El cine europeo ha sido fecundo en la reflexión sobre los avatares del colonialismo en Europa, Asia y América; no precisamente sobre una mirada triunfante que cada vez ha sido más y más obsoleta, sino sobre la excavación en unos sentimientos hondos que están arraigados a la culpa, a la grandeza marchita y la melancolía que repta en las almas de quienes se han perdido de la majestuosidad en medio del poder embriagante. De repente, los europeos levantan la vista y se dan cuenta del escenario majestuoso y embriagante que ha pasado fundamentalmente desapercibido antes sus narices. Así sucede por ejemplo en ‘India Song’ (1975), de Marguerite Duras, en donde las noblezas se hacen fantasmales en las ruinas de los palacios. Son los mismos fantasmas con los que se cruza el Capitán Willard en la estancia etérea de franceses en Vietnam, en medio de la selva, en ‘Apocalypse Now’ (1979). En ‘Grand Tour’ (2024), transportado por el vehículo de la trascendente saudade portuguesa, Miguel Gomes nos lleva de viaje por las profundidades más hermosas del Lejano Oriente, deteniéndose en la respiración profunda de la melancolía para contemplar un mundo deslumbrante anclado a una época superviviente a las agitaciones del mundo. En 1917, lejos de la Primera Guerra Mundial en Europa, Edward (Gonçalo Waddington), funcionario del Imperio Británico instalado en Birmania, huye de la ciudad de Rangún, donde está por llegar Molly (Crista Alfaiate), su prometida, para finalmente casarse. El escape de Edward no está marcado por el pánico o la cobardía especialmente, sino por una melancolía profunda (la saudade), que le permite contemplar lo que nunca antes había contemplado. Por su parte, Molly tampoco asume el desplante con ira o con dolor, sino con el empeño juguetón de asumir el reto de seguir a su prometido en la aventura a través de Asia, confrontando su alegría vigorosa con el mundo apabullante y demoledoramente hermoso que se abrirá frente a ella.

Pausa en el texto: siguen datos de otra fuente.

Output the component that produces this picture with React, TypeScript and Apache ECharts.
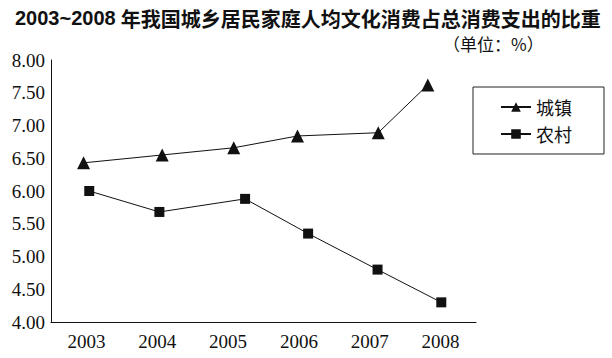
import React, { useEffect, useRef } from "react";
import * as echarts from "echarts";

const years = ["2003", "2004", "2005", "2006", "2007", "2008"];
const urbanX = [2002.96, 2004.07, 2005.08, 2005.98, 2007.12, 2007.82];
const urbanValues = [6.43, 6.55, 6.66, 6.84, 6.89, 7.62];
const ruralX = [2003.04, 2004.03, 2005.24, 2006.13, 2007.11, 2008.01];
const ruralValues = [6.0, 5.68, 5.88, 5.35, 4.8, 4.3];
const seriesNames = ["城镇", "农村"];
const titleYears = "2003~2008";
const titleRest = "年我国城乡居民家庭人均文化消费占总消费支出的比重";
const unitText = "（单位：%）";

export default function App() {
  const ref = useRef<HTMLDivElement>(null);
  useEffect(() => {
    if (!ref.current) return;
    const chart = echarts.init(ref.current, undefined, { renderer: "svg" });
    const serif = "'Liberation Serif', 'Times New Roman', serif";
    const cjk = "'Noto Sans CJK SC', sans-serif";
    chart.setOption({
      animation: false,
      backgroundColor: "#ffffff",
      title: {
        text: `{d|${titleYears}} {c|${titleRest}}`,
        left: 10,
        top: 3,
        textStyle: {
          rich: {
            d: {
              fontFamily: "'Liberation Sans', sans-serif",
              fontWeight: "bold",
              fontSize: 20,
              color: "#111",
            },
            c: {
              fontFamily: cjk,
              fontWeight: "bold",
              fontSize: 20,
              color: "#111",
            },
          },
        },
      },
      graphic: [
        {
          type: "text",
          left: 443,
          top: 35,
          style: { text: unitText, font: `17px ${cjk}`, fill: "#111" },
        },
      ],
      legend: {
        orient: "vertical",
        left: 473,
        top: 87,
        padding: [11, 32, 11, 27],
        borderColor: "#222",
        borderWidth: 1,
        itemWidth: 30,
        itemHeight: 12,
        itemGap: 9,
        textStyle: { fontFamily: cjk, fontSize: 18, color: "#111" },
        data: seriesNames,
      },
      grid: { left: 51, right: 136, top: 60, bottom: 36 },
      xAxis: [
        {
          type: "category",
          data: years,
          boundaryGap: true,
          axisLine: { lineStyle: { color: "#111", width: 1 } },
          axisTick: { inside: true, length: 7, lineStyle: { color: "#111" } },
          axisLabel: {
            margin: 10,
            fontFamily: serif,
            fontSize: 19,
            color: "#111",
          },
          splitLine: { show: false },
        },
        {
          type: "value",
          min: 2002.5,
          max: 2008.5,
          show: false,
          splitLine: { show: false },
        },
      ],
      yAxis: {
        type: "value",
        min: 4,
        max: 8,
        interval: 0.5,
        axisLine: { show: true, lineStyle: { color: "#111", width: 1 } },
        axisTick: { show: false },
        splitLine: { show: false },
        axisLabel: {
          margin: 6,
          fontFamily: serif,
          fontSize: 19,
          color: "#111",
          formatter: (v: number) => v.toFixed(2),
        },
      },
      series: [
        {
          name: seriesNames[0],
          type: "line",
          xAxisIndex: 1,
          data: urbanX.map((x, i) => [x, urbanValues[i]]),
          symbol: "triangle",
          symbolSize: 13,
          lineStyle: { color: "#111", width: 1 },
          itemStyle: { color: "#111" },
        },
        {
          name: seriesNames[1],
          type: "line",
          xAxisIndex: 1,
          data: ruralX.map((x, i) => [x, ruralValues[i]]),
          symbol: "rect",
          symbolSize: 10,
          lineStyle: { color: "#111", width: 1 },
          itemStyle: { color: "#111" },
        },
      ],
    });
    return () => chart.dispose();
  }, []);
  return (
    <div
      ref={ref}
      style={{ position: "fixed", left: 0, top: 0, width: 612, height: 358 }}
    />
  );
}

Por la premisa misma, la película está dividida en dos partes. En la primera parte, se trata de la travesía de Edward, en una huida profunda, llena de silencios y de contemplación frente a una gran cantidad de escenarios vívidos, en los que existe un mundo antiguo en el que las circunstancias de Edward no pueden alterar ningún detalle mínimo. Se trata del portugués arraigado en la colonización que apenas puede contener el aliento y las lágrimas frente a un mundo que se ha conquistado a sí mismo en la inmensidad de su propio pasado y su propia cultura en términos generales. Entonces lo que naturalmente sucede es que avanza progresivamente en un encantamiento irreversible, proveniente de un fondo místico que lo absorbe incluso con la propia naturaleza. Gomes se fundamente en la mirada occidental de las grandes aventuras, pero aquí no busca jamás incidir en reconvertir esos espacios sagrados, incluso en la misma cotidianidad sagrada, sino que es poseído por una inmensidad frente a la cual solamente queda dejarse caer.
En cuanto a Molly, el inmenso impulso vital que la caracteriza la lleva una y otra vez a liberar escenarios intensos casi surrealistas, en los que otros viajeros como ella explotan continuamente a su alrededor, ante la imposibilidad de imponerse a la maravilla misma del contexto. Es un tiempo hipnótico constante, en el que Gomes continuamente le da espacio a la mirada de sus personajes y la acerca lo más posible a la mirada misma del espectador. Es un espacio en el que los límites de la muerte no son los que trazan los márgenes, lo que queda apenas es habitar, existir, entregarse sin resistencia a una conciencia diferente, a la que está más allá de lo que se conoce extendidamente como la vida humana.